§ **Exercise details**
Repeat verbatim, and only, the lines of the data below, beginning at the line that contains "Recreate this image" and stopping after the line that contains "9.3, 10.2, -14.3]".

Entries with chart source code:
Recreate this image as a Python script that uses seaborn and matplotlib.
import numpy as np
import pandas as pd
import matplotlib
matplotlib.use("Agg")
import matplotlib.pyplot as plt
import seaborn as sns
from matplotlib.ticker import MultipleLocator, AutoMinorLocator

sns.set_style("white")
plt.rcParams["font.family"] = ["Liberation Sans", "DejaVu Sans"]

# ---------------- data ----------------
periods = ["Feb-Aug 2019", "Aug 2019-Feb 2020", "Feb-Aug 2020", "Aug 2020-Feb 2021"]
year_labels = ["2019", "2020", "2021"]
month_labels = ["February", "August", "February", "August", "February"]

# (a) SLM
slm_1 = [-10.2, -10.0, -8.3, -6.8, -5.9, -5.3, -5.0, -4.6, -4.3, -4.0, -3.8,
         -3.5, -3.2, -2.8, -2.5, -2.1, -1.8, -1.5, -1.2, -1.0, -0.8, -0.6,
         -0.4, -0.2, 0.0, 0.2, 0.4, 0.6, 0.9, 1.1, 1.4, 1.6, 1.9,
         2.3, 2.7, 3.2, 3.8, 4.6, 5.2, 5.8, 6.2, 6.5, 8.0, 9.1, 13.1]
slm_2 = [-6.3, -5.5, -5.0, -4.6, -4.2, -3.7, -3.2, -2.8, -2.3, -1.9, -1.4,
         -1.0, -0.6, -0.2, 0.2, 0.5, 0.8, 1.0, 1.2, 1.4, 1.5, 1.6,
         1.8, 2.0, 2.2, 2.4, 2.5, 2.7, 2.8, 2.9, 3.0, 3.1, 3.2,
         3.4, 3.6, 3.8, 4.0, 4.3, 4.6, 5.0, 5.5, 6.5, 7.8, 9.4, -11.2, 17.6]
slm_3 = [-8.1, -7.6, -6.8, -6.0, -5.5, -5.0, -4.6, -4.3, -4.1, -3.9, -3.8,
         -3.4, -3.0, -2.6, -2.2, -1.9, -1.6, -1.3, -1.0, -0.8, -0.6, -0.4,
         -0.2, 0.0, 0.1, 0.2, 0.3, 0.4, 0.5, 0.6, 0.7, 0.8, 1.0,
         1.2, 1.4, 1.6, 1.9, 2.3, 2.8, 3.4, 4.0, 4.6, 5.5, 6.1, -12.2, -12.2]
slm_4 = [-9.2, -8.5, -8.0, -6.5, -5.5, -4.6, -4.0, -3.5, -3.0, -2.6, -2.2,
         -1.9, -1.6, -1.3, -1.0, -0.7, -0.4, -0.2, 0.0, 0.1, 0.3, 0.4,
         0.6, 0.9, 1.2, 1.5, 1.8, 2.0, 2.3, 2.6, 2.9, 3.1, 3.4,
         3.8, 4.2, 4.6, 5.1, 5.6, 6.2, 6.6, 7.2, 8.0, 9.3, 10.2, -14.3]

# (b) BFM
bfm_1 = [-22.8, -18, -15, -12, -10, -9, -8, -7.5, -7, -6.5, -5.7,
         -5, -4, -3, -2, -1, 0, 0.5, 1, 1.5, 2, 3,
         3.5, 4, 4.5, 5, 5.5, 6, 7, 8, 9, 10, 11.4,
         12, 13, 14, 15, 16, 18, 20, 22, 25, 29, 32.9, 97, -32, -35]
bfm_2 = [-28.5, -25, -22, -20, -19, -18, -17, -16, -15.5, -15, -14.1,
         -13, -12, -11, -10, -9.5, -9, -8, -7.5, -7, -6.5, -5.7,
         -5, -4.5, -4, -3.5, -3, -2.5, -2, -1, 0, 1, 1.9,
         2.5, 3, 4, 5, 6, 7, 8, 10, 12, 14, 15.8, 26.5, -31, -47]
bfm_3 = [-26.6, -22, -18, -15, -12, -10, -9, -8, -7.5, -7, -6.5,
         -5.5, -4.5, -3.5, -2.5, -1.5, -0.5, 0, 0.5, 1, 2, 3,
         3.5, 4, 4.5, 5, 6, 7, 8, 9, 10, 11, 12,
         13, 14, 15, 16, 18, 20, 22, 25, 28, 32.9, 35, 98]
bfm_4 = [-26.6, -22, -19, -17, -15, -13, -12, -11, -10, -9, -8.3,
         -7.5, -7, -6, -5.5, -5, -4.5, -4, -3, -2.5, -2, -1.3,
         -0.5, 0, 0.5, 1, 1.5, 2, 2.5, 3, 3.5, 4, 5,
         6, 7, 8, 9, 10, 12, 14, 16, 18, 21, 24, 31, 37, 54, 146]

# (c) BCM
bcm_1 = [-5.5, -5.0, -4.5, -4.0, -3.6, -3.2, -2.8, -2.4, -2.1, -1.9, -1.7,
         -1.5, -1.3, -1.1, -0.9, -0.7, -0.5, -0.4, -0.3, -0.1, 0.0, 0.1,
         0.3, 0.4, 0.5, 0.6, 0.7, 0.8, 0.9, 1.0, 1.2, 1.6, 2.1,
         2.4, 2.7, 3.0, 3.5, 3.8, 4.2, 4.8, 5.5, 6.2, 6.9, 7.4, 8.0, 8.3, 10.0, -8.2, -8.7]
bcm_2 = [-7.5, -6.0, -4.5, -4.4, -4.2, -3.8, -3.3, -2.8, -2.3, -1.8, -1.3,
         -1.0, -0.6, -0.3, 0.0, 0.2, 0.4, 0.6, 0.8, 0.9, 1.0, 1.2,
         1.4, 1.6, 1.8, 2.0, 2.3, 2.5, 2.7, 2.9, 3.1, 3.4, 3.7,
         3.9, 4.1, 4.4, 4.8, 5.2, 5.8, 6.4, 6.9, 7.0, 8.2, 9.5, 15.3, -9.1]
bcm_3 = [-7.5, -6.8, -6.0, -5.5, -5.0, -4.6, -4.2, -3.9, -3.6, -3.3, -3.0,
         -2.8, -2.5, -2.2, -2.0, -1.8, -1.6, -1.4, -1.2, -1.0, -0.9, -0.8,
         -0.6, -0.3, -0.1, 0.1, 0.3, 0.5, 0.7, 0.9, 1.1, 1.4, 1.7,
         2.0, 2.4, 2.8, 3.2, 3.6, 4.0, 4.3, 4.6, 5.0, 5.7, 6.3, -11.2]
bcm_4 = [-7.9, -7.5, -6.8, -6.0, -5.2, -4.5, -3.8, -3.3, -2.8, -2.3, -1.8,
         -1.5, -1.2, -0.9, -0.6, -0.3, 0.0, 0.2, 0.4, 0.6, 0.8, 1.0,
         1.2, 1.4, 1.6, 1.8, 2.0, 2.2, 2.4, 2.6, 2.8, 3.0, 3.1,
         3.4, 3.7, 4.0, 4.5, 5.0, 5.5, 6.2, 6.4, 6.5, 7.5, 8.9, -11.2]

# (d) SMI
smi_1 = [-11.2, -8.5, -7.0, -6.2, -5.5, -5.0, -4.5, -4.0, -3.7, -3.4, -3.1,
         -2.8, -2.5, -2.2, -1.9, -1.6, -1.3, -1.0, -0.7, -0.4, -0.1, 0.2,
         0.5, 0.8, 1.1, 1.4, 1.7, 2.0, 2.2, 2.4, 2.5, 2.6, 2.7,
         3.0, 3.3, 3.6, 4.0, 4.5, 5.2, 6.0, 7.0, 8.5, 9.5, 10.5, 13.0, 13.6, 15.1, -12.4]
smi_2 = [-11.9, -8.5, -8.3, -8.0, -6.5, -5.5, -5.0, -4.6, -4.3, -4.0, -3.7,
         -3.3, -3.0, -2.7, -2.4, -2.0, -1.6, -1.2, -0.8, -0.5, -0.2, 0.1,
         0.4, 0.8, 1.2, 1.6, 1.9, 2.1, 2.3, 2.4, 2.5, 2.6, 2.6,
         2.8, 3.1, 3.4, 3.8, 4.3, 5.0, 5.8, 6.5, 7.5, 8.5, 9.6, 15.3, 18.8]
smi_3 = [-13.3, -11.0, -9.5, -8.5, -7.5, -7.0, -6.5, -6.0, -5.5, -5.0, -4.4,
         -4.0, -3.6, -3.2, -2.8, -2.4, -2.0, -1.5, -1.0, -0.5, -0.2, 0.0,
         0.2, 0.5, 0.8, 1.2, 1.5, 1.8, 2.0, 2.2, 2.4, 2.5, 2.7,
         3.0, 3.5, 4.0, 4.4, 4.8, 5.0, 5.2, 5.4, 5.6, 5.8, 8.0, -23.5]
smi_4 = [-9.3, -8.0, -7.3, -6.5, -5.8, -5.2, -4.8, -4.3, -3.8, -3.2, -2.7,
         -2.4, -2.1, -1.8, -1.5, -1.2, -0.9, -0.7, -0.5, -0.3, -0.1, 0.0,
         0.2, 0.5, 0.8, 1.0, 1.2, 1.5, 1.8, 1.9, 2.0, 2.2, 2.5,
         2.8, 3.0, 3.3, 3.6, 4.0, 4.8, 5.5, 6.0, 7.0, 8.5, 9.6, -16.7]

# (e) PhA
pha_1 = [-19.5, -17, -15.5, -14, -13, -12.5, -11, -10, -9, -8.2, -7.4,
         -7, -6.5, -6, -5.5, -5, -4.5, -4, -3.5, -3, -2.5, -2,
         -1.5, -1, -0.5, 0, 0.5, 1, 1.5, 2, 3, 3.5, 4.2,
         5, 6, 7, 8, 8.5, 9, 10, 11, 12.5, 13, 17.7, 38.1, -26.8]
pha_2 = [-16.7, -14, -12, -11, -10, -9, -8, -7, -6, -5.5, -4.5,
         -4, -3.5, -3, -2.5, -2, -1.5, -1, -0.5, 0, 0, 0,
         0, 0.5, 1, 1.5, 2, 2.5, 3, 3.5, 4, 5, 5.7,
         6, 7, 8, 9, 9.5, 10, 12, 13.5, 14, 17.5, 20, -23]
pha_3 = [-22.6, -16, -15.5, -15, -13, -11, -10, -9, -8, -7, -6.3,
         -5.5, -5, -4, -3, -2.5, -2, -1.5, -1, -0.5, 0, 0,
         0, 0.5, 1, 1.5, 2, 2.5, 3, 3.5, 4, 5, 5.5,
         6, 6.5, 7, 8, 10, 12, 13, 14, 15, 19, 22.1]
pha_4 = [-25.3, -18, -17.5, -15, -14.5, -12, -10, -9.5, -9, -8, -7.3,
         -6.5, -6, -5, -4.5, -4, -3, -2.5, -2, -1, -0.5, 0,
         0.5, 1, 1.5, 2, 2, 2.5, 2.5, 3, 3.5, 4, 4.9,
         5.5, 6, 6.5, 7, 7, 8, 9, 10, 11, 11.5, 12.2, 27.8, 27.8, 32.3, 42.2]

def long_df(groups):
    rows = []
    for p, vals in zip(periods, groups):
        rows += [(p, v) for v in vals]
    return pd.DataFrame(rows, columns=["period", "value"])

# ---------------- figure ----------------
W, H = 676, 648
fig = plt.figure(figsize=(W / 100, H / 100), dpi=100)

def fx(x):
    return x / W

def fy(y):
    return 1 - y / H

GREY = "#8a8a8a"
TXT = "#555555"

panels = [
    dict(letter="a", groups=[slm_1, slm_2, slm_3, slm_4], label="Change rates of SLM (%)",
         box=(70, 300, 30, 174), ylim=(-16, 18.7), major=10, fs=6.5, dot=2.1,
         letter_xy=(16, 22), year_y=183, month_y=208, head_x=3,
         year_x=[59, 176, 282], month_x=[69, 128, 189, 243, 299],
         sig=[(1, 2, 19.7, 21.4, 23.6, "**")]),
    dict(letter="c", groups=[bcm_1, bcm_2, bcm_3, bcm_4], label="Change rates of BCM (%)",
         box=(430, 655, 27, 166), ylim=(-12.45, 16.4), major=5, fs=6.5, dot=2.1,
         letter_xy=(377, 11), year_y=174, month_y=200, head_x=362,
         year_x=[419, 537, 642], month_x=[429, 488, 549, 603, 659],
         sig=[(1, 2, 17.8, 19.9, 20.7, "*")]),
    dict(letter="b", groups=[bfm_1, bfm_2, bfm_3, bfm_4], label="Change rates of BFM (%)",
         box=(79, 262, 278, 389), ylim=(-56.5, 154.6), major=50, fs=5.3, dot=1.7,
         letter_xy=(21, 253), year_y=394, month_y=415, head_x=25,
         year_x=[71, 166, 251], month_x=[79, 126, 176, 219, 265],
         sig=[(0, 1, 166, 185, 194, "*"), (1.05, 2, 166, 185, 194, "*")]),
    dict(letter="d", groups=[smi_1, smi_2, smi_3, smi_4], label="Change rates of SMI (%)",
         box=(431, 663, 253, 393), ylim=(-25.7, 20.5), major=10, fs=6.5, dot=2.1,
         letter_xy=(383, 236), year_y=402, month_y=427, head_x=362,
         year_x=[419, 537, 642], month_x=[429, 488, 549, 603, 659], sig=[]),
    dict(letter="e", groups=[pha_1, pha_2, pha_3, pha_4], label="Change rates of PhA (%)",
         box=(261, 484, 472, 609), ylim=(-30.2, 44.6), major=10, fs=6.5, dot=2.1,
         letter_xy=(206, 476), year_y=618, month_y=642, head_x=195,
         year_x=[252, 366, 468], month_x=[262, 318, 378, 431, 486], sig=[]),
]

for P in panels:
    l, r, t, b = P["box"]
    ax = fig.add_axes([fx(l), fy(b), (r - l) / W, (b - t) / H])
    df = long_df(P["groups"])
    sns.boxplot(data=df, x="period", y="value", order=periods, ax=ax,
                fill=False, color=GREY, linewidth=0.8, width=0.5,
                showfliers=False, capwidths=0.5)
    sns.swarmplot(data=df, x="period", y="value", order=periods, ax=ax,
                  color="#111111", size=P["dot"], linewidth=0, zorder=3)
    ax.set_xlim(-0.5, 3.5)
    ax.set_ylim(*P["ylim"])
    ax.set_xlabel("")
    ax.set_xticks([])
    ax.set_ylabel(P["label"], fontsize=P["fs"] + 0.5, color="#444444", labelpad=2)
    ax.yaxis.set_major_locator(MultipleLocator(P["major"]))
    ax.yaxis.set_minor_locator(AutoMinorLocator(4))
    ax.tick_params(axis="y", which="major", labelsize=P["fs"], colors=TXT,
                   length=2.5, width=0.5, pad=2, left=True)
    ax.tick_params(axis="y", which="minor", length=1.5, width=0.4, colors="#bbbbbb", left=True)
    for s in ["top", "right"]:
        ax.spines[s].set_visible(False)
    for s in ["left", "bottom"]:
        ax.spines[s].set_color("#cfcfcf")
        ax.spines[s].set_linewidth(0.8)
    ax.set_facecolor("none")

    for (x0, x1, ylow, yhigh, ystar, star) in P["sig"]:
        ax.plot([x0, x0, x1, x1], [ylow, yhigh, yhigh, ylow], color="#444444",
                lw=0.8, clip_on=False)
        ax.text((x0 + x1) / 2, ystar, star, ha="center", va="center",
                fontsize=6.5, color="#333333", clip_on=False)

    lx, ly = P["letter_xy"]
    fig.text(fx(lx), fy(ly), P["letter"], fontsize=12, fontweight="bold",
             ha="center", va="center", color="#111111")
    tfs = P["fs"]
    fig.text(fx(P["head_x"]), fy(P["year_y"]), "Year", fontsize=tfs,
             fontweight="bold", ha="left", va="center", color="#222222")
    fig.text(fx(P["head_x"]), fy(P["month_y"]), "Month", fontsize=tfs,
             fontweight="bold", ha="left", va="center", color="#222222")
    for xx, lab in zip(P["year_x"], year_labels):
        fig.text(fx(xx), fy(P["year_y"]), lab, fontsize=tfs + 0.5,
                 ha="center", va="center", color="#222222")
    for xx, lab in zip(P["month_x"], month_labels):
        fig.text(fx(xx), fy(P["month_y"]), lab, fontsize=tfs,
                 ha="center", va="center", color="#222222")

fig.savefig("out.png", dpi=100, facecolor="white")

==

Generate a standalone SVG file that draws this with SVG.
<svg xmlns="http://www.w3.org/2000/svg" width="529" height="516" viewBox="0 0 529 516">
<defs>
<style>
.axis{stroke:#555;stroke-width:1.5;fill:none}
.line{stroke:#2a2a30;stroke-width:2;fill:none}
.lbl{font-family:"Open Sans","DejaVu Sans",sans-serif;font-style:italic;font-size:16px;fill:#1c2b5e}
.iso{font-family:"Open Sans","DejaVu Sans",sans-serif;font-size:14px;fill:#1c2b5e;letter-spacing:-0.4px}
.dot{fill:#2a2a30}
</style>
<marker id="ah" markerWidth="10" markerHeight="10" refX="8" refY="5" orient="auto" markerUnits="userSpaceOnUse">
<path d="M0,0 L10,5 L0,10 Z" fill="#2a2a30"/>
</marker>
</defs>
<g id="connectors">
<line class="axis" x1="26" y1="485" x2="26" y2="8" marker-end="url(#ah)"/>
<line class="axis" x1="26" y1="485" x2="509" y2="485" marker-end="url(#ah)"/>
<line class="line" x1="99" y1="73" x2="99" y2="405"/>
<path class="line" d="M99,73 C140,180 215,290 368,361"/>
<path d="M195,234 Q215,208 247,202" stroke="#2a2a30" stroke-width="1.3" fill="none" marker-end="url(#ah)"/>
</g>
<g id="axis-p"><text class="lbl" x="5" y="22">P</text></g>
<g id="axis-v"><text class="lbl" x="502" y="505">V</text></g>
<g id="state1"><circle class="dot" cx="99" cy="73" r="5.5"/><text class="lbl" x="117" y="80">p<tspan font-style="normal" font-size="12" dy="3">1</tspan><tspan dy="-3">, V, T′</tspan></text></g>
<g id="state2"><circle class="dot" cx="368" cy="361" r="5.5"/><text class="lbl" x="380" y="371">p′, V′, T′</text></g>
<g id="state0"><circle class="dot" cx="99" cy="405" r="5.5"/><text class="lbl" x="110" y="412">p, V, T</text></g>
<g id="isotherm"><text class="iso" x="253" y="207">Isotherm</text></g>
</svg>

§ **Exercise answer**
Recreate this image as a Python script that uses seaborn and matplotlib.
import numpy as np
import pandas as pd
import matplotlib
matplotlib.use("Agg")
import matplotlib.pyplot as plt
import seaborn as sns
from matplotlib.ticker import MultipleLocator, AutoMinorLocator

sns.set_style("white")
plt.rcParams["font.family"] = ["Liberation Sans", "DejaVu Sans"]

# ---------------- data ----------------
periods = ["Feb-Aug 2019", "Aug 2019-Feb 2020", "Feb-Aug 2020", "Aug 2020-Feb 2021"]
year_labels = ["2019", "2020", "2021"]
month_labels = ["February", "August", "February", "August", "February"]

# (a) SLM
slm_1 = [-10.2, -10.0, -8.3, -6.8, -5.9, -5.3, -5.0, -4.6, -4.3, -4.0, -3.8,
         -3.5, -3.2, -2.8, -2.5, -2.1, -1.8, -1.5, -1.2, -1.0, -0.8, -0.6,
         -0.4, -0.2, 0.0, 0.2, 0.4, 0.6, 0.9, 1.1, 1.4, 1.6, 1.9,
         2.3, 2.7, 3.2, 3.8, 4.6, 5.2, 5.8, 6.2, 6.5, 8.0, 9.1, 13.1]
slm_2 = [-6.3, -5.5, -5.0, -4.6, -4.2, -3.7, -3.2, -2.8, -2.3, -1.9, -1.4,
         -1.0, -0.6, -0.2, 0.2, 0.5, 0.8, 1.0, 1.2, 1.4, 1.5, 1.6,
         1.8, 2.0, 2.2, 2.4, 2.5, 2.7, 2.8, 2.9, 3.0, 3.1, 3.2,
         3.4, 3.6, 3.8, 4.0, 4.3, 4.6, 5.0, 5.5, 6.5, 7.8, 9.4, -11.2, 17.6]
slm_3 = [-8.1, -7.6, -6.8, -6.0, -5.5, -5.0, -4.6, -4.3, -4.1, -3.9, -3.8,
         -3.4, -3.0, -2.6, -2.2, -1.9, -1.6, -1.3, -1.0, -0.8, -0.6, -0.4,
         -0.2, 0.0, 0.1, 0.2, 0.3, 0.4, 0.5, 0.6, 0.7, 0.8, 1.0,
         1.2, 1.4, 1.6, 1.9, 2.3, 2.8, 3.4, 4.0, 4.6, 5.5, 6.1, -12.2, -12.2]
slm_4 = [-9.2, -8.5, -8.0, -6.5, -5.5, -4.6, -4.0, -3.5, -3.0, -2.6, -2.2,
         -1.9, -1.6, -1.3, -1.0, -0.7, -0.4, -0.2, 0.0, 0.1, 0.3, 0.4,
         0.6, 0.9, 1.2, 1.5, 1.8, 2.0, 2.3, 2.6, 2.9, 3.1, 3.4,
         3.8, 4.2, 4.6, 5.1, 5.6, 6.2, 6.6, 7.2, 8.0, 9.3, 10.2, -14.3]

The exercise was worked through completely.